● DATASET CONTENT
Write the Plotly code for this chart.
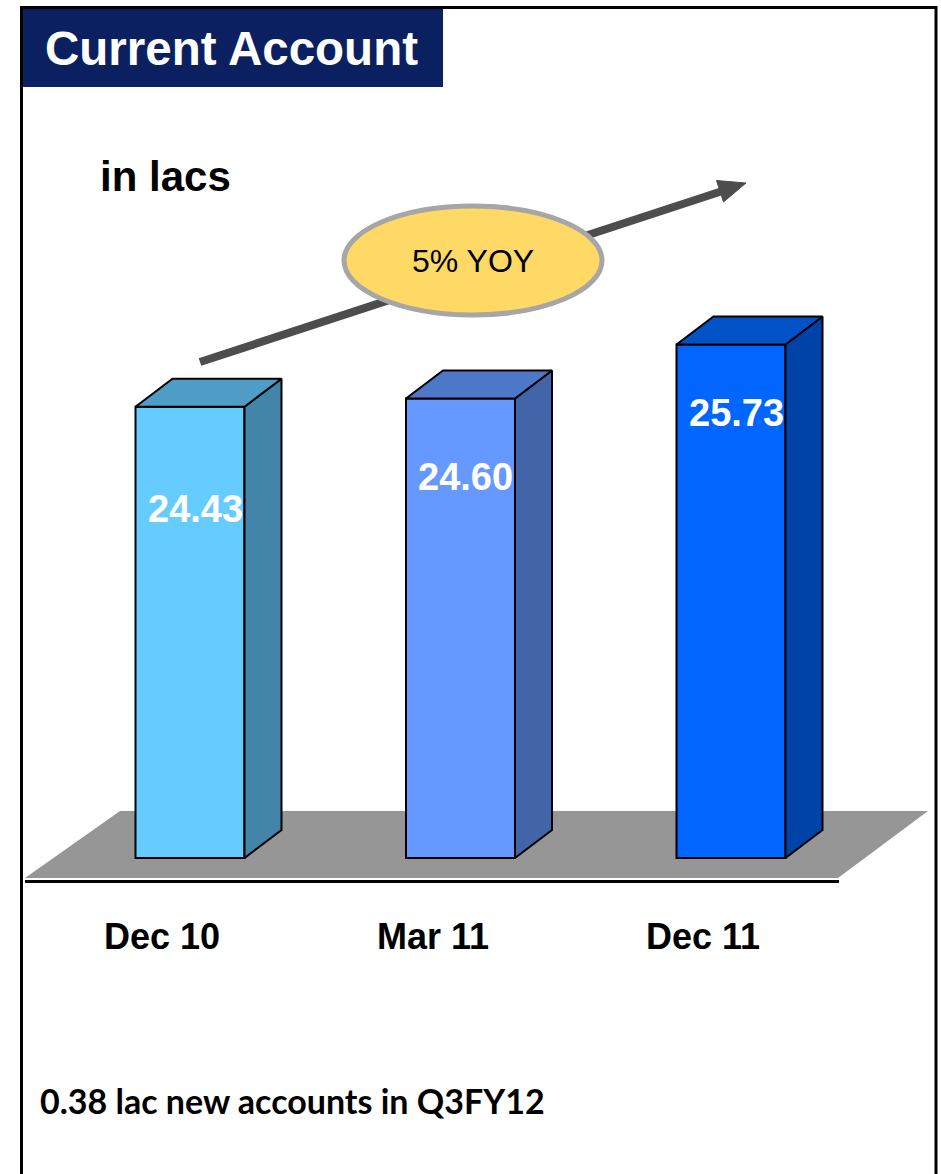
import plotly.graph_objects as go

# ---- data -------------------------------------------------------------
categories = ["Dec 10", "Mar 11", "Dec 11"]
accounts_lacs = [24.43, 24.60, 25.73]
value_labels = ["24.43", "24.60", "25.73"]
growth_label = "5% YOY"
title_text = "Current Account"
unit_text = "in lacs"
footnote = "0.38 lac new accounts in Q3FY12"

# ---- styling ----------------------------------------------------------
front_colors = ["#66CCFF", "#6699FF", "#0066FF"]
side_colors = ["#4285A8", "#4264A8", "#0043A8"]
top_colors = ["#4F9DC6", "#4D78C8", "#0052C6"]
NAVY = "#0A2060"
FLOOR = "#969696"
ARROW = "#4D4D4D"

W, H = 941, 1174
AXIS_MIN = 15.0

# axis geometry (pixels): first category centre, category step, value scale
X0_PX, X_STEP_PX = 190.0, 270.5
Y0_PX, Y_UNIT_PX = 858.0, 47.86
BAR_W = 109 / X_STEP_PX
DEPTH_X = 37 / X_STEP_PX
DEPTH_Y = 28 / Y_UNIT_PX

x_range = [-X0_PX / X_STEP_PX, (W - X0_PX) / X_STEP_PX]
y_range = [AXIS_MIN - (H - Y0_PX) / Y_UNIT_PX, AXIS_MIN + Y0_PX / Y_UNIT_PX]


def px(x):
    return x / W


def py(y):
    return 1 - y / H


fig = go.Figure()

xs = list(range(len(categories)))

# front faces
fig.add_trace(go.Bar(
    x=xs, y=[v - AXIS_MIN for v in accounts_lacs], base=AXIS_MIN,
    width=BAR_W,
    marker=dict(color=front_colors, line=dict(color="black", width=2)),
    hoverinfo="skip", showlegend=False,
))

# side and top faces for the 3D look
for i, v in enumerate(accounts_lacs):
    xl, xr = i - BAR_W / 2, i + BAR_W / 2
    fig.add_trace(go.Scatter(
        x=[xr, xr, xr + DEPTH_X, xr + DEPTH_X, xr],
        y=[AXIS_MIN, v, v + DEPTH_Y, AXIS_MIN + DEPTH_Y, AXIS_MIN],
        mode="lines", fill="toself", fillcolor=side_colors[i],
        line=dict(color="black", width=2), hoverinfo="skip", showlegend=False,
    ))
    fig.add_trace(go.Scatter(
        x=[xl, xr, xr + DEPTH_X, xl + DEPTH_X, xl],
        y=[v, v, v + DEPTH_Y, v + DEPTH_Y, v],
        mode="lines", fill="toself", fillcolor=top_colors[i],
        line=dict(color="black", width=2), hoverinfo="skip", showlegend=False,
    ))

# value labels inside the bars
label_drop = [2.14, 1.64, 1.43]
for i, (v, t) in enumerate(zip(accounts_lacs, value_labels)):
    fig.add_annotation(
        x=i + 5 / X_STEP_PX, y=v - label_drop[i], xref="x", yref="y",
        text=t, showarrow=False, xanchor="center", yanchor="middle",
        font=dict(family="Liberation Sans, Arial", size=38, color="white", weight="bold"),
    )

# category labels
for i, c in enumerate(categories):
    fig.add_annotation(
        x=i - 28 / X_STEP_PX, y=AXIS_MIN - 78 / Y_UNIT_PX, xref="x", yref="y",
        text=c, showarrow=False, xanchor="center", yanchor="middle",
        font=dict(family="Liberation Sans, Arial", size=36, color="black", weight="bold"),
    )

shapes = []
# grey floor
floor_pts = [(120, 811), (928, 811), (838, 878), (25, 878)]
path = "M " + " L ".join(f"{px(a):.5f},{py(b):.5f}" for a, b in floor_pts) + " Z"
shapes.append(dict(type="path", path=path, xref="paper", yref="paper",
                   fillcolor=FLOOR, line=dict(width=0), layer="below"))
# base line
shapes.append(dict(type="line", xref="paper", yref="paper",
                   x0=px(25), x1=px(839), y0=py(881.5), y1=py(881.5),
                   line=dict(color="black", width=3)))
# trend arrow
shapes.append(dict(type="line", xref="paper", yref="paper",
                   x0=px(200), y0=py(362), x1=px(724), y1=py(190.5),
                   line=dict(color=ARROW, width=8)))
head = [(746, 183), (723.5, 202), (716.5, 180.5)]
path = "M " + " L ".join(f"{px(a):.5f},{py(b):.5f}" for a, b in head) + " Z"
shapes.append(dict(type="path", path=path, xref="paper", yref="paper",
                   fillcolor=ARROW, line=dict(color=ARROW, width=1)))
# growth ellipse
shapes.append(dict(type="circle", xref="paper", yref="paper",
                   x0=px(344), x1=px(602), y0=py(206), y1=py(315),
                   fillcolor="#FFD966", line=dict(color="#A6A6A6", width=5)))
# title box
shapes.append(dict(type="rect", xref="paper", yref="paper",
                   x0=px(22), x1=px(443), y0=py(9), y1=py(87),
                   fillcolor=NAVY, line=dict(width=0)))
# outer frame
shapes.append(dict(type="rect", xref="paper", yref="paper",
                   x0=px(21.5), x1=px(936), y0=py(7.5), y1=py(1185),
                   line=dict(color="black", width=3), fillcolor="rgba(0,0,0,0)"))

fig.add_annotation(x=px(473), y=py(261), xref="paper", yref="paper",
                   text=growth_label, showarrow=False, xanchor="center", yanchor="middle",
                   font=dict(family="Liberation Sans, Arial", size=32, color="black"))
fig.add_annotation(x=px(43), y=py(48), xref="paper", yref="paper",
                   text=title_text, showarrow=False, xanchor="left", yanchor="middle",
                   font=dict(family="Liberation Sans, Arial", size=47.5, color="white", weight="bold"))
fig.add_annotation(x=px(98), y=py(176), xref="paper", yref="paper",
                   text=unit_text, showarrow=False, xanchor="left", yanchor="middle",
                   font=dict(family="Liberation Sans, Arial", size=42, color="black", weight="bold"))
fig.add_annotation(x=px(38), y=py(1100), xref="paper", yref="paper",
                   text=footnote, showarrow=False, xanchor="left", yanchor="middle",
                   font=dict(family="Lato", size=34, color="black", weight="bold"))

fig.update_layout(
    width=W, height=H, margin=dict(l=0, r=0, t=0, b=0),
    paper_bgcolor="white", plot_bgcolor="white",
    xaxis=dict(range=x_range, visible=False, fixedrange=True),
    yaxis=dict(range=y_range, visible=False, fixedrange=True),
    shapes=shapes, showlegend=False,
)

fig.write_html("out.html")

● EXERCISE TASK
Omit the pictures and give the material again, exactly and in full.

● OUTPUT
Write the Plotly code for this chart.
import plotly.graph_objects as go

# ---- data -------------------------------------------------------------
categories = ["Dec 10", "Mar 11", "Dec 11"]
accounts_lacs = [24.43, 24.60, 25.73]
value_labels = ["24.43", "24.60", "25.73"]
growth_label = "5% YOY"
title_text = "Current Account"
unit_text = "in lacs"
footnote = "0.38 lac new accounts in Q3FY12"

# ---- styling ----------------------------------------------------------
front_colors = ["#66CCFF", "#6699FF", "#0066FF"]
side_colors = ["#4285A8", "#4264A8", "#0043A8"]
top_colors = ["#4F9DC6", "#4D78C8", "#0052C6"]
NAVY = "#0A2060"
FLOOR = "#969696"
ARROW = "#4D4D4D"

W, H = 941, 1174
AXIS_MIN = 15.0

# axis geometry (pixels): first category centre, category step, value scale
X0_PX, X_STEP_PX = 190.0, 270.5
Y0_PX, Y_UNIT_PX = 858.0, 47.86
BAR_W = 109 / X_STEP_PX
DEPTH_X = 37 / X_STEP_PX
DEPTH_Y = 28 / Y_UNIT_PX

x_range = [-X0_PX / X_STEP_PX, (W - X0_PX) / X_STEP_PX]
y_range = [AXIS_MIN - (H - Y0_PX) / Y_UNIT_PX, AXIS_MIN + Y0_PX / Y_UNIT_PX]


def px(x):
    return x / W


def py(y):
    return 1 - y / H


fig = go.Figure()

xs = list(range(len(categories)))

# front faces
fig.add_trace(go.Bar(
    x=xs, y=[v - AXIS_MIN for v in accounts_lacs], base=AXIS_MIN,
    width=BAR_W,
    marker=dict(color=front_colors, line=dict(color="black", width=2)),
    hoverinfo="skip", showlegend=False,
))

# side and top faces for the 3D look
for i, v in enumerate(accounts_lacs):
    xl, xr = i - BAR_W / 2, i + BAR_W / 2
    fig.add_trace(go.Scatter(
        x=[xr, xr, xr + DEPTH_X, xr + DEPTH_X, xr],
        y=[AXIS_MIN, v, v + DEPTH_Y, AXIS_MIN + DEPTH_Y, AXIS_MIN],
        mode="lines", fill="toself", fillcolor=side_colors[i],
        line=dict(color="black", width=2), hoverinfo="skip", showlegend=False,
    ))
    fig.add_trace(go.Scatter(
        x=[xl, xr, xr + DEPTH_X, xl + DEPTH_X, xl],
        y=[v, v, v + DEPTH_Y, v + DEPTH_Y, v],
        mode="lines", fill="toself", fillcolor=top_colors[i],
        line=dict(color="black", width=2), hoverinfo="skip", showlegend=False,
    ))

# value labels inside the bars
label_drop = [2.14, 1.64, 1.43]
for i, (v, t) in enumerate(zip(accounts_lacs, value_labels)):
    fig.add_annotation(
        x=i + 5 / X_STEP_PX, y=v - label_drop[i], xref="x", yref="y",
        text=t, showarrow=False, xanchor="center", yanchor="middle",
        font=dict(family="Liberation Sans, Arial", size=38, color="white", weight="bold"),
    )

# category labels
for i, c in enumerate(categories):
    fig.add_annotation(
        x=i - 28 / X_STEP_PX, y=AXIS_MIN - 78 / Y_UNIT_PX, xref="x", yref="y",
        text=c, showarrow=False, xanchor="center", yanchor="middle",
        font=dict(family="Liberation Sans, Arial", size=36, color="black", weight="bold"),
    )

shapes = []
# grey floor
floor_pts = [(120, 811), (928, 811), (838, 878), (25, 878)]
path = "M " + " L ".join(f"{px(a):.5f},{py(b):.5f}" for a, b in floor_pts) + " Z"
shapes.append(dict(type="path", path=path, xref="paper", yref="paper",
                   fillcolor=FLOOR, line=dict(width=0), layer="below"))
# base line
shapes.append(dict(type="line", xref="paper", yref="paper",
                   x0=px(25), x1=px(839), y0=py(881.5), y1=py(881.5),
                   line=dict(color="black", width=3)))
# trend arrow
shapes.append(dict(type="line", xref="paper", yref="paper",
                   x0=px(200), y0=py(362), x1=px(724), y1=py(190.5),
                   line=dict(color=ARROW, width=8)))
head = [(746, 183), (723.5, 202), (716.5, 180.5)]
path = "M " + " L ".join(f"{px(a):.5f},{py(b):.5f}" for a, b in head) + " Z"
shapes.append(dict(type="path", path=path, xref="paper", yref="paper",
                   fillcolor=ARROW, line=dict(color=ARROW, width=1)))
# growth ellipse
shapes.append(dict(type="circle", xref="paper", yref="paper",
                   x0=px(344), x1=px(602), y0=py(206), y1=py(315),
                   fillcolor="#FFD966", line=dict(color="#A6A6A6", width=5)))
# title box
shapes.append(dict(type="rect", xref="paper", yref="paper",
                   x0=px(22), x1=px(443), y0=py(9), y1=py(87),
                   fillcolor=NAVY, line=dict(width=0)))
# outer frame
shapes.append(dict(type="rect", xref="paper", yref="paper",
                   x0=px(21.5), x1=px(936), y0=py(7.5), y1=py(1185),
                   line=dict(color="black", width=3), fillcolor="rgba(0,0,0,0)"))

fig.add_annotation(x=px(473), y=py(261), xref="paper", yref="paper",
                   text=growth_label, showarrow=False, xanchor="center", yanchor="middle",
                   font=dict(family="Liberation Sans, Arial", size=32, color="black"))
fig.add_annotation(x=px(43), y=py(48), xref="paper", yref="paper",
                   text=title_text, showarrow=False, xanchor="left", yanchor="middle",
                   font=dict(family="Liberation Sans, Arial", size=47.5, color="white", weight="bold"))
fig.add_annotation(x=px(98), y=py(176), xref="paper", yref="paper",
                   text=unit_text, showarrow=False, xanchor="left", yanchor="middle",
                   font=dict(family="Liberation Sans, Arial", size=42, color="black", weight="bold"))
fig.add_annotation(x=px(38), y=py(1100), xref="paper", yref="paper",
                   text=footnote, showarrow=False, xanchor="left", yanchor="middle",
                   font=dict(family="Lato", size=34, color="black", weight="bold"))

fig.update_layout(
    width=W, height=H, margin=dict(l=0, r=0, t=0, b=0),
    paper_bgcolor="white", plot_bgcolor="white",
    xaxis=dict(range=x_range, visible=False, fixedrange=True),
    yaxis=dict(range=y_range, visible=False, fixedrange=True),
    shapes=shapes, showlegend=False,
)

fig.write_html("out.html")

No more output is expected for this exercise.